Opinión | Las cuentas de la vida

La riada

Si el “caso Koldo” se ciñe al ámbito nacional, la efervescencia europea nos sitúa ante un escenario prebélico

Atardecer en un cementerio de carros de combate en Borodyanka (Ucrania).

Atardecer en un cementerio de carros de combate en Borodyanka (Ucrania). / EFE

La corriente política en ocasiones se convierte en riada y anega todo lo que encuentra a su paso. Es lo que sucede estos días, en los que asistimos a una doble inundación: la primera viene provocada por el “caso Koldo” y sus innumerables ramificaciones, que parecen alcanzar a varios ministros, a algunas autonomías, a la presidenta del Congreso e incluso a la propia esposa del presidente Sánchez. La segunda mira hacia el corazón de nuestro continente y habla el idioma de la guerra. Las inquietantes palabras de Macron y la filtración por parte de fuentes rusas del posible uso de misiles Taurus en Ucrania nos alertan de una crecida que, a ratos, se antoja imparable. Es el sonambulismo de las elites que, como en el conocido ensayo de Christopher Clark sobre los orígenes de la I Guerra Mundial, amenaza con finiquitar la pax europea de la que disfrutamos en nuestro continente –con alguna que otra excepción– desde 1945. La primera de las inundaciones se halla circunscrita a la política nacional y ejemplifica el latido acompasado de falsedades y cambios de opinión que ha definido al gobierno socialista. ¿Alguien puede pensar que el uso de la mentira en el lenguaje no tendría una traducción también en la ejecutoria del poder? El Manual de resistencia del presidente Sánchez nos recuerda que la actitud característica del condotiero no es el servicio al pueblo. La implosión por etapas a la que estamos asistiendo, y que cuenta con un buen número de frentes distintos, puede alargarse más o menos en el tiempo hasta alcanzar un punto cero de erosión. Al final del camino, el capital se agota.
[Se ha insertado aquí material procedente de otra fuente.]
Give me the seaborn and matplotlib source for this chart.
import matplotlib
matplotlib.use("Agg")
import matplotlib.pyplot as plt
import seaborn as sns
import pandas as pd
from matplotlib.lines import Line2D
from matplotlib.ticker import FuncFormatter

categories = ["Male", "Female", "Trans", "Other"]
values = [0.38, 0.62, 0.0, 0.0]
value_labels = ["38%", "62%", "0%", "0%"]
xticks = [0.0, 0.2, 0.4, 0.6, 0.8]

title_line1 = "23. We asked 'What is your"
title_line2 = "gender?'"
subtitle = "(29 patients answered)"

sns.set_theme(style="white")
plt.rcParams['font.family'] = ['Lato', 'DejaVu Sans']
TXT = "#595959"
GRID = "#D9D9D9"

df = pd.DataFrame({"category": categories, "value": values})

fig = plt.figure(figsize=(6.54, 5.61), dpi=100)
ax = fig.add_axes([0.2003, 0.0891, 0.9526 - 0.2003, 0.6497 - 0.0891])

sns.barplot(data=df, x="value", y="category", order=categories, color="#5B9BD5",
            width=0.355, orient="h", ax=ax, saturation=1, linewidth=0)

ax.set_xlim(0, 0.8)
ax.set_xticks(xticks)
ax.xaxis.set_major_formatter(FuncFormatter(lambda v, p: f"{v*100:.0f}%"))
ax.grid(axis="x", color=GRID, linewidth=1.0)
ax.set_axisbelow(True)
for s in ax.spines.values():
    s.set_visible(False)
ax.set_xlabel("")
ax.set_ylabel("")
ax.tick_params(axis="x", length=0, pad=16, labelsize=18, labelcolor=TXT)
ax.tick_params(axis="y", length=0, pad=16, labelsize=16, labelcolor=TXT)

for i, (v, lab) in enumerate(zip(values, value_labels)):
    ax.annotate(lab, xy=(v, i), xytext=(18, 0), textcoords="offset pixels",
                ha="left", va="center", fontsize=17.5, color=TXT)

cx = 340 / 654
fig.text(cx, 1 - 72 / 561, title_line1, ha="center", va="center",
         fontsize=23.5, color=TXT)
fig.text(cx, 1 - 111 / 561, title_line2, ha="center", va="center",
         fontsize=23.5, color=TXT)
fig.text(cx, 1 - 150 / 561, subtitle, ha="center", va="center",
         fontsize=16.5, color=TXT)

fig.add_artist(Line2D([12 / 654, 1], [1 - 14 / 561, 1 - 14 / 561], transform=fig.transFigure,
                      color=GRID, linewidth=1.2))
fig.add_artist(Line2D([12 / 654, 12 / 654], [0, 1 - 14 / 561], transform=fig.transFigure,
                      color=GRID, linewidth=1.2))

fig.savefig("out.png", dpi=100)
Si el “caso Koldo” se ciñe al ámbito nacional, la efervescencia europea nos sitúa ante un escenario prebélico. No contábamos con ello hace apenas dos años, cuando Rusia invadió Ucrania y pasamos del pesimismo a la euforia en cuestión de semanas. La inmediata respuesta de los países de la Unión, que pretendía provocar el colapso casi inmediato de la economía rusa y la consiguiente revolución interna de sus elites, no obtuvo el efecto que se preveía. Tampoco los arsenales de la OTAN se mostraron tan generosos como nos jactábamos al principio del conflicto. La hybris –la desmesura o exceso– siempre han sido mala consejera y las recientes informaciones proporcionadas por The Wall Street Journal, acerca del posible acuerdo de paz que Moscú se mostraba dispuesto a aceptar y Kiev rechazó, lo firmarían hoy con los ojos cerrados buena parte de las cancillerías occidentales. Nada, en efecto, sucede exactamente como prevén los poderosos del mundo y es bueno tomar nota de ello. Más que el relativismo, un cierto escepticismo prudente es lo que debería guiar una política responsable. Y hay pocas excepciones a esta regla universal.

Las declaraciones de Macron elevan las exigencias de la actuación europea y nos advierten de un futuro para el que apenas nos asiste ya nuestra memoria generacional. La UE, a su vez, ha adquirido consciencia de que la inversión en seguridad no es un capricho sino el garante primero de la libertad: más tecnología militar para avalar la autonomía en defensa y blindar las fronteras, más industria para asegurar su sostenibilidad en el tiempo. No vivimos ya en los felices años noventa, ni en la década de las puntocom, sino que lentamente hemos despertado en medio de un mundo hostil a los valores democráticos de la Unión. Haríamos bien en empezar a asumir que ya no somos el centro del mundo.